A delicious ‘set it and forget it’ dinner recipe for the slow cooker or electric pressure cooker.

Print Recipe


  • 1/4 cup tamari, low-sodium
  • 2 tbsp white wine, dry (optional)
  • 2 tbsp balsamic vinegar
  • 2 tbsp maple syrup
  • 2 tsp garlic, fresh, minced
  • 2 tsp ginger, fresh, minced (optional)
  • 1 tsp red pepper flakes
  • 2 cups chickpeas, cooked, rinsed
  • 1 cup red bell pepper, chopped
  • 1/2 cup onion, chopped
  • 1/4 cup peanuts, roasted, oil-free, salt-free


  1. Add tamari, white wine (if using), balsamic vinegar, maple syrup, garlic, ginger (if using) and red pepper flakes to electric pressure cooker and whisk together.
  2. Add chickpeas, bell peppers, and onion and mix until combined.
  3. Set electric pressure cooker to Slow Cook function and cook 3 hours on high or 6 hours on low.
  4. Stir and serve over a bed of rice and top with peanuts.

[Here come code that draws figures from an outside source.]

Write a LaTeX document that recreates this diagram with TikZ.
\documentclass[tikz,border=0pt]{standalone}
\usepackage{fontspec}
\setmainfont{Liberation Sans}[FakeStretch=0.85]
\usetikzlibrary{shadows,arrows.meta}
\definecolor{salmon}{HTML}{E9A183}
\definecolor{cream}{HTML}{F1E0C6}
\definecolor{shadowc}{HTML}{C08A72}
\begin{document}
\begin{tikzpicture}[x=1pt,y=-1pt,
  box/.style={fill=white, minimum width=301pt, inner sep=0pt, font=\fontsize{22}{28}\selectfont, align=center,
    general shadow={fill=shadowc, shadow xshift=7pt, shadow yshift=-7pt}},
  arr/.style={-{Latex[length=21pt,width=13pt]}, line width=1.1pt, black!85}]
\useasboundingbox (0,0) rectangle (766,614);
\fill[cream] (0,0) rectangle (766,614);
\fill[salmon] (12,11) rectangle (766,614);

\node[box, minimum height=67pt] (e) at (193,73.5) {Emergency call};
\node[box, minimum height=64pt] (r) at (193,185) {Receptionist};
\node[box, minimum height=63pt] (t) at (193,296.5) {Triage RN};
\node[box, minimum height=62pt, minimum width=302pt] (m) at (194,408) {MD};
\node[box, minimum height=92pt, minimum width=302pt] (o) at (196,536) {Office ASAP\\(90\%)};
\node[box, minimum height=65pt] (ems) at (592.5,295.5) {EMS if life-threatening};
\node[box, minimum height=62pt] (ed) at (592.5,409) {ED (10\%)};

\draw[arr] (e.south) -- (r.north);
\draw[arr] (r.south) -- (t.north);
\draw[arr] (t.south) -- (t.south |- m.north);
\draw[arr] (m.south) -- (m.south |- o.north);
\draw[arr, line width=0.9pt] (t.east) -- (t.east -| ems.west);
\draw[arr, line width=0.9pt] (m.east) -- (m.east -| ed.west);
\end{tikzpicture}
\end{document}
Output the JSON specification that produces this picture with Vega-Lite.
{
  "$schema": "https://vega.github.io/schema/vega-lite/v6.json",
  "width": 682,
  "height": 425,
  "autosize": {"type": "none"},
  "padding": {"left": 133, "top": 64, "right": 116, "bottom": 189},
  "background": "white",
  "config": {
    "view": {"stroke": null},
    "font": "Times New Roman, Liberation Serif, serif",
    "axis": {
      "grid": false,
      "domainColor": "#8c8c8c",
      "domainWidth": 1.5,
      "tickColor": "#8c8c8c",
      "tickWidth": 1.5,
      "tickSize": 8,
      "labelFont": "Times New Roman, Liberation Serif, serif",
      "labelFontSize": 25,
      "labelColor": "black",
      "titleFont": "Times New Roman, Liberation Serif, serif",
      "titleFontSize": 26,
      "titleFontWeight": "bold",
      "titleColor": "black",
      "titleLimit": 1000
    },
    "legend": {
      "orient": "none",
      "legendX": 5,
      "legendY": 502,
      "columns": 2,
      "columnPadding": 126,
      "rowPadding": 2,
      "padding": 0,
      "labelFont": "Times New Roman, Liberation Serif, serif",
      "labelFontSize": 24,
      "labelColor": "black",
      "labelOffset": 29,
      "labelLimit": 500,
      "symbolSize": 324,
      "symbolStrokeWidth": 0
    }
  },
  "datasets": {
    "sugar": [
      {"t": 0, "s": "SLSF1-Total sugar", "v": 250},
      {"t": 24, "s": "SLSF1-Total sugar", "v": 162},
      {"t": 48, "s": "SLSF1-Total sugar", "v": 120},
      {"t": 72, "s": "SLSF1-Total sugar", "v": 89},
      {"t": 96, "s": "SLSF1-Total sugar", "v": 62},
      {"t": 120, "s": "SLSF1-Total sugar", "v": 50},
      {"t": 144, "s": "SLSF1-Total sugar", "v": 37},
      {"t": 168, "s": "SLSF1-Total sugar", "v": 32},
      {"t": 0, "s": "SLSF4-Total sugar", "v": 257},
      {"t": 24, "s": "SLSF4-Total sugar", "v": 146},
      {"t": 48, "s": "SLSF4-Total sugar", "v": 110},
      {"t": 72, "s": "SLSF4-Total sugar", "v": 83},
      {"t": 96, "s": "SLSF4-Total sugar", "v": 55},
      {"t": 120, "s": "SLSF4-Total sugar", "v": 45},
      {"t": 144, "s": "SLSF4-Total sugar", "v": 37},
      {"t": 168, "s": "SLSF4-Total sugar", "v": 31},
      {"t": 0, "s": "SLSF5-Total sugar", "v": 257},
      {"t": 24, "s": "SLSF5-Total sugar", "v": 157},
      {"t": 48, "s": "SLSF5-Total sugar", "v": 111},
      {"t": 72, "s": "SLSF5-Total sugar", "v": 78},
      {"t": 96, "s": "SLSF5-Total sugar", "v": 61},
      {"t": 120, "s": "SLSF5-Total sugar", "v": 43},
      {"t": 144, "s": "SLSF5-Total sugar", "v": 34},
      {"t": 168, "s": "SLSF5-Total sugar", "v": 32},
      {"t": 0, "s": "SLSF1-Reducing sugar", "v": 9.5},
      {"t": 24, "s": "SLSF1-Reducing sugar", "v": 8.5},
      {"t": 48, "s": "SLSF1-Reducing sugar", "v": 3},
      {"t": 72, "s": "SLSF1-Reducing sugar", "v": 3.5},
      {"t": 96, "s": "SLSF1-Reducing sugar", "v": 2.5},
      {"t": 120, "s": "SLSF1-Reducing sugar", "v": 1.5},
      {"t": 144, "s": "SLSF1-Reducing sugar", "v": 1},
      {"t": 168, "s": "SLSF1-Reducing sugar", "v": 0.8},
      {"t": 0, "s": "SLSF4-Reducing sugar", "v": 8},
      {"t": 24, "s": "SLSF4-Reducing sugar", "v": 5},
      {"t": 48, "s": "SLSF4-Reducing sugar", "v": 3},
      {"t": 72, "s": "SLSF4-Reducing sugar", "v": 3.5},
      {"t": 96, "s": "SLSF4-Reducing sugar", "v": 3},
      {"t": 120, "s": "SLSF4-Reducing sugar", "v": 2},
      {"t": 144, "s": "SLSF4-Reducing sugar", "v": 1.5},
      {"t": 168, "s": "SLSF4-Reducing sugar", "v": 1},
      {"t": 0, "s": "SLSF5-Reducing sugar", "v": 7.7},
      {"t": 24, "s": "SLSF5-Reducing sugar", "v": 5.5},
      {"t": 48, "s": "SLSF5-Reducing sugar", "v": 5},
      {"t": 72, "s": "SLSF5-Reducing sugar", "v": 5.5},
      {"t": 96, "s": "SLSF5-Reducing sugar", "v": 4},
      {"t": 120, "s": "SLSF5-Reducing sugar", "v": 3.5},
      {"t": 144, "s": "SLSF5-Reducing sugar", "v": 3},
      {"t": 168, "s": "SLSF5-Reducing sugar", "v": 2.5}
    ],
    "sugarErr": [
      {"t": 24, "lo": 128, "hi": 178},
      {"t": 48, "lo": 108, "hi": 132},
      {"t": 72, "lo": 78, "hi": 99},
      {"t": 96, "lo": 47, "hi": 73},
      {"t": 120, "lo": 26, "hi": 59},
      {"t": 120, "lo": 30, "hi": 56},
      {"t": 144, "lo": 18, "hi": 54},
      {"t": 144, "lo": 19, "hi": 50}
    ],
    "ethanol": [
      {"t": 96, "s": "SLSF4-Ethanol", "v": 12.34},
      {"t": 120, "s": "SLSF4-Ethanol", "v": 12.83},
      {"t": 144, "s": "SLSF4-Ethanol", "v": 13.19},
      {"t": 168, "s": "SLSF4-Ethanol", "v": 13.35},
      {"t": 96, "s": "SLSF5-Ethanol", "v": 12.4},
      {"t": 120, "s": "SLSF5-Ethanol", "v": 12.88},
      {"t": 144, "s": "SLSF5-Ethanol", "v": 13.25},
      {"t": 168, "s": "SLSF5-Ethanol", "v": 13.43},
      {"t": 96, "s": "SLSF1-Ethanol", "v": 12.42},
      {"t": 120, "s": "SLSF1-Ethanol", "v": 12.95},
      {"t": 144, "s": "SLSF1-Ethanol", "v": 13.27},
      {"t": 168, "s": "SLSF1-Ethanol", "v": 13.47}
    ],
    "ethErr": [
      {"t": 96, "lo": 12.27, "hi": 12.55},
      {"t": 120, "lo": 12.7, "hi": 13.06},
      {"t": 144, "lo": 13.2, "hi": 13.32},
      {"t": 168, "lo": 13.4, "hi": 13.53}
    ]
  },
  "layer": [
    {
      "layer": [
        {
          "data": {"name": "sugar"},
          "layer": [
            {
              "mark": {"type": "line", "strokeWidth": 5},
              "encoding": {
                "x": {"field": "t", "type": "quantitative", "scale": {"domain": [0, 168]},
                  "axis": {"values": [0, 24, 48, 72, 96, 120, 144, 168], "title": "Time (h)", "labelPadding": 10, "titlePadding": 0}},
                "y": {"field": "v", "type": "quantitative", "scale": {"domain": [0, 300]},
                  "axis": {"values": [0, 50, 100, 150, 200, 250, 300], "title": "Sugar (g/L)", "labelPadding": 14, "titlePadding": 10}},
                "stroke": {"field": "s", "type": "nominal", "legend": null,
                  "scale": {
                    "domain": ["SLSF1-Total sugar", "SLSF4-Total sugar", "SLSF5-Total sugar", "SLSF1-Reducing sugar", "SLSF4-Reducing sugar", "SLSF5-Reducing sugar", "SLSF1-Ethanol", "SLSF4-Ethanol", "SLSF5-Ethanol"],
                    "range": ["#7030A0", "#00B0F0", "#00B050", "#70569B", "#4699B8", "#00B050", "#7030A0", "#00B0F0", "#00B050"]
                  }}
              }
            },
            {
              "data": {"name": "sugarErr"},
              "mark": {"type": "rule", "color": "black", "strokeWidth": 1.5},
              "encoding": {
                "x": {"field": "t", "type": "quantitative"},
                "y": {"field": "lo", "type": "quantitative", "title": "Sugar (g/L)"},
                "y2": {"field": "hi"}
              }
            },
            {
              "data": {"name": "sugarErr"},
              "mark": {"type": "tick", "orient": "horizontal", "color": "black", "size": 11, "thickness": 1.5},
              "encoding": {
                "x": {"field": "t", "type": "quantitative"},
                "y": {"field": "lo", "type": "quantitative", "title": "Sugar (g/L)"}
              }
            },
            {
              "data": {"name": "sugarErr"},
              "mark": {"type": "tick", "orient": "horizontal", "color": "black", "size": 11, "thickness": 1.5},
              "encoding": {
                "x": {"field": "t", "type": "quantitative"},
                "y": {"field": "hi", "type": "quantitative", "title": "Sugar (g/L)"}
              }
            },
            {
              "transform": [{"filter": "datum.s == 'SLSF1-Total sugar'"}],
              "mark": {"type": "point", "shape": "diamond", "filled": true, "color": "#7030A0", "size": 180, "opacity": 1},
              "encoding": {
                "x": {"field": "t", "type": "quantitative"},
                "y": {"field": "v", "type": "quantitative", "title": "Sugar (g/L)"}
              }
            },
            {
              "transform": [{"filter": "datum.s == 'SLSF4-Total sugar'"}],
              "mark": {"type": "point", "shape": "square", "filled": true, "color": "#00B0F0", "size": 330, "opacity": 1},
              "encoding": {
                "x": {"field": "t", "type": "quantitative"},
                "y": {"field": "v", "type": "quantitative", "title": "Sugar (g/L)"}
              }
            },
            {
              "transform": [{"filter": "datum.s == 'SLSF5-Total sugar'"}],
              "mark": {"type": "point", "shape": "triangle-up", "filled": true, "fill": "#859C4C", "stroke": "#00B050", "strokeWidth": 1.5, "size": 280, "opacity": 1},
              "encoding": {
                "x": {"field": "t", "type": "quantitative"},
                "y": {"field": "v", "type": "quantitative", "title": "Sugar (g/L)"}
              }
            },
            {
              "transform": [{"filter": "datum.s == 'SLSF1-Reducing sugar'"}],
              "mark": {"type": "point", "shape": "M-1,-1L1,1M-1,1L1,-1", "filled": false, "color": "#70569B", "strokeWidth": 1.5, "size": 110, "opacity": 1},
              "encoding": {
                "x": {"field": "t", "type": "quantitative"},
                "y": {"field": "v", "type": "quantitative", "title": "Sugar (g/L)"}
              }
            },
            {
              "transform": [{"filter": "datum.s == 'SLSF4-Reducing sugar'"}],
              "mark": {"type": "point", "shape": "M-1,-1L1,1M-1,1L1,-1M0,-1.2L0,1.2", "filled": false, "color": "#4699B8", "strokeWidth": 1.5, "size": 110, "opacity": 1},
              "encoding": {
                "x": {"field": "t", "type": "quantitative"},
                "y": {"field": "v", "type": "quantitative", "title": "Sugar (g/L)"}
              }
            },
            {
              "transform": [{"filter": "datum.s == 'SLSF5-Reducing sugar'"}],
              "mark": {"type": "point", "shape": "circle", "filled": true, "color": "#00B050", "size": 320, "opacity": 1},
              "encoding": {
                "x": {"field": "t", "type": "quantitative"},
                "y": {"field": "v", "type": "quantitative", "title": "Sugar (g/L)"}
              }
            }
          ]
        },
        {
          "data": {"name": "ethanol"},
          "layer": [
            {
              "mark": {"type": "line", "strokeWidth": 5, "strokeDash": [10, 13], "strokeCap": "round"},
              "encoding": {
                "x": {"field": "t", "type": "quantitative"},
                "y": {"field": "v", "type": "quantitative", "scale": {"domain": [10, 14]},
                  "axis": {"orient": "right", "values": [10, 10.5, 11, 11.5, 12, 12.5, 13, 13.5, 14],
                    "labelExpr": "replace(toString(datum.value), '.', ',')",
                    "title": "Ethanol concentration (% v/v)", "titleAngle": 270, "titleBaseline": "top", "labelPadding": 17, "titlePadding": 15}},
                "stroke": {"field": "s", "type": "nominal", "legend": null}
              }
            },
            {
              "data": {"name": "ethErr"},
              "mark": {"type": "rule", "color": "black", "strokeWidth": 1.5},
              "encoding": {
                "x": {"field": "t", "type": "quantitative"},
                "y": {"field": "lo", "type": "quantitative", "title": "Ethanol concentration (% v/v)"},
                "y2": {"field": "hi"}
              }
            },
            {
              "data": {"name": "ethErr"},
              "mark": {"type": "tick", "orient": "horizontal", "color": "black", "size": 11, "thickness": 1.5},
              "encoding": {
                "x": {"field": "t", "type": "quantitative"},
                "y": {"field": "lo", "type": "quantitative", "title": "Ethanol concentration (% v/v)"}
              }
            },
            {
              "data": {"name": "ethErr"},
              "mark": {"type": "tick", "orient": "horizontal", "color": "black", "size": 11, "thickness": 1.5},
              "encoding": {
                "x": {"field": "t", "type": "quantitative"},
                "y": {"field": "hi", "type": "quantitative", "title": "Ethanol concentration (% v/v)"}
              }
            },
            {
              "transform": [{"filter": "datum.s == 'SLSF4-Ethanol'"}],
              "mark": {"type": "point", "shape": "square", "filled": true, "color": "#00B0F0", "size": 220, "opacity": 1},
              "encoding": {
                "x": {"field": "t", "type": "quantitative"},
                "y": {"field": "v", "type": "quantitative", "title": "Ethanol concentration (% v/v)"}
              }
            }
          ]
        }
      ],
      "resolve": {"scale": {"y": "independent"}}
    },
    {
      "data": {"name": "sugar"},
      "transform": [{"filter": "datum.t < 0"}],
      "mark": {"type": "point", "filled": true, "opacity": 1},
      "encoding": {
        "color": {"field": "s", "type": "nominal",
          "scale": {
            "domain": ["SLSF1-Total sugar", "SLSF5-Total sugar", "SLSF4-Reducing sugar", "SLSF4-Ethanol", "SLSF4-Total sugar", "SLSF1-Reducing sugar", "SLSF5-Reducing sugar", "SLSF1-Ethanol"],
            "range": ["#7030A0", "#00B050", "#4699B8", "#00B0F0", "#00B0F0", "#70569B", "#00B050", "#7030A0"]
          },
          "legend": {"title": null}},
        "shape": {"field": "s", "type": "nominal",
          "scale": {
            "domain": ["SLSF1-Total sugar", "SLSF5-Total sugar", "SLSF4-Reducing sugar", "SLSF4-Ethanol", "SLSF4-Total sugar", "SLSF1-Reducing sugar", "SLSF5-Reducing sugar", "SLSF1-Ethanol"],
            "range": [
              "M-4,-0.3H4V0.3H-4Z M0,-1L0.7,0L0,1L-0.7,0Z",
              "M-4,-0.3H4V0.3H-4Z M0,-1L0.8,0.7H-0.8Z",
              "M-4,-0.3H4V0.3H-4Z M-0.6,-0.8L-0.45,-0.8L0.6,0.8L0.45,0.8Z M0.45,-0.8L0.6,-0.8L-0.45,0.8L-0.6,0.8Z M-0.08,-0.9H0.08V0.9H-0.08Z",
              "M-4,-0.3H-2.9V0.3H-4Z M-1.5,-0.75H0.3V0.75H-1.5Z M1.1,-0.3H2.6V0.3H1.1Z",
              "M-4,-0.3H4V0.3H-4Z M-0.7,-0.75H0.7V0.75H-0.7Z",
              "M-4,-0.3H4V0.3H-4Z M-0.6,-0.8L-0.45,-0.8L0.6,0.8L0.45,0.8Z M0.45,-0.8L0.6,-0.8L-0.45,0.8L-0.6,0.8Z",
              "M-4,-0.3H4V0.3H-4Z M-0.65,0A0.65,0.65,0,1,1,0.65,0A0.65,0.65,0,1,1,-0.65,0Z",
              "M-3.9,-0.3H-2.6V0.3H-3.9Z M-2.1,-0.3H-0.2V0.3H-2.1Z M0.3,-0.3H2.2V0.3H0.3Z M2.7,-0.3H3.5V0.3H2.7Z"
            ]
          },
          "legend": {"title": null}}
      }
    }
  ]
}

Notes: This recipe can also be made on the stovetop. In a small bowl, mix tamari, balsamic vinegar and maple syrup and reserve. Using a nonstick high-sided pan, sauté onion and garlic then add white wine to deglaze it. Add bell pepper and cook until softened. Add chickpeas and cook for 5 minutes. Add reserved tamari mix, ginger, and red pepper flakes, stir for 2-3 minutes, and serve on brown rice.